For Salman Husainy, an autumn drive four years ago was the moment of truth. Sitting in the passenger seat of his sister Shaheen's car, he blurted out what he'd long known but kept hidden.
"I'm gay," Husainy said. Shocked, Shaheen bumped into the car in front of her. The minor accident didn't cause any damage, and Shaheen parked the car on the side of the road so they could talk. "Are you sure? We don't have any gay people in our community," Shaheen said.
Like most Muslims, Shaheen had never imagined that someone praying beside her at the mosque could be gay. Since Islam teaches that homosexuality is wrong, gay members often keep their sexual orientation in the closet.
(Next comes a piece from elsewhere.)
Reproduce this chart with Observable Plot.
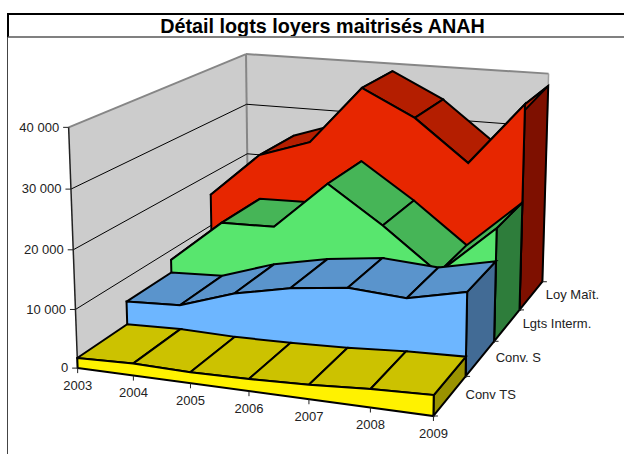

Gay Muslims aren't the most visible group, but they also aren't insignificant: Of the one to three million Muslims living in the United States, an estimated 30 percent are gay. Some, like Husainy, have come to terms with their homosexuality. For others, confessing their sexual orientation remains a distant dream. They fear shaming their family and losing respect at their mosque.
"Honestly, I do feel that it's wrong," said Sheikh Mustafa during a web chat. Mustafa is a gay Muslim living in Singapore. "Islamic teaching prohibits gay activities. I'm trying to be straight to be close to Allah. I'm praying very hard."
Iftekhar Hai, Director of Interfaith Relations for the United Muslims of America, says that homosexuality is unnatural. He points to a verse in the Quoran where the prophet Lut says "For ye practice your lusts on men in preference to women: ye are indeed a people transgressing."
"According to the scripture, there's no doubt," Hai said. "It's not right and proper."
Gay Muslims look for alternative interpretations to Islam's view on homosexuality. One gay Muslim is training to be an imam, or religious scholar, in Washington D.C. He prefers to go by Abdala because other Muslim scholars don't know he's gay. Abdala hopes to use his education to help fellow gay Muslims come to terms with their sexuality.
"I'm training to be an imam so I can provide a better service of how to live in this society," Abdala said. Abdala does not believe that the Quoran condemns homosexuality. He explains that in the religious text, men are punished 'for raping and abusing other men' not for engaging in consensual sex.
"I've always challenged scholars because they're heterosexual and that's why they interpreted it that way," Abdala said. "I think I'm breaking new ground."
Still, Abdala acknowledges that he hasn't been open about his homosexuality in training. His instructors have said that being gay is going against good ethics and morals. He worries that coming out would impede the training process and hurt his chances of graduation. If Abdala doesn't graduate, he won't be able to offer religious services to other gay Muslims.
Abdala has good reason to worry. Traditional Muslim scholars don't accept alternative interpretations to the Quoran. Hamza Yusuf, a Muslim scholar at the Bay Area's Zaytuna Institute, condemns those who try to find new meaning in the holy text.
"If one considers it acceptable in Islam [to be gay], then he or she is not considered to be a Muslim by consensus of the scholars," Yusuf said. "On this I know no debate whatsoever."
Gay Muslims, unable to turn to religious leaders, look for alternative support networks. Messages posted on Al-fatija, a support group and web site for gay Muslims, reveal the complexities of being gay and Muslim.
"Looking for a Lesbian friend and maybe marriage," reads the heading on one personal from a gay man seeking a show marriage. "I'm in a four-year relationship with my partner whom I love dearly, but there is also my family who is on the other side pushing for marriage," the author writes. "I feel like a rag doll in the middle of a tug of war, and for all of you who are in the same boat, you know what a difficult position this puts us in...I've come to realize that I cannot be the only one in the world in this predicament. So if you are a lesbian Muslim in a similar situation, I'd love to talk to you, and maybe we could help each other out."
Muslims feel obligated to marry and produce children. The traditional family structure emphasizes extended family, and Islam advocates populating the world with more Muslims.
"The pressure builds because you're supposed to extend this family," said Ghalib Dhalla, a gay Muslim and author. "There's a lot of cherished hopes that I can't consummate."
Since many gay Muslims remain in the closet, they are an elusive group. When asked for a number, gay Muslims throw out ten percent (the estimate given to gays within the general population), but all admit that it's tough to pin down. At an Al-fatija conference in San Francisco last year, about 250 gay Muslims attended. Many spoke of Al-fatija communities in their own towns. The group can't be used as a measuring tool, however, since Al-fatija members are only one portion of the gay community. Joining requires a level of personal acceptance that some gay Muslims haven't achieved.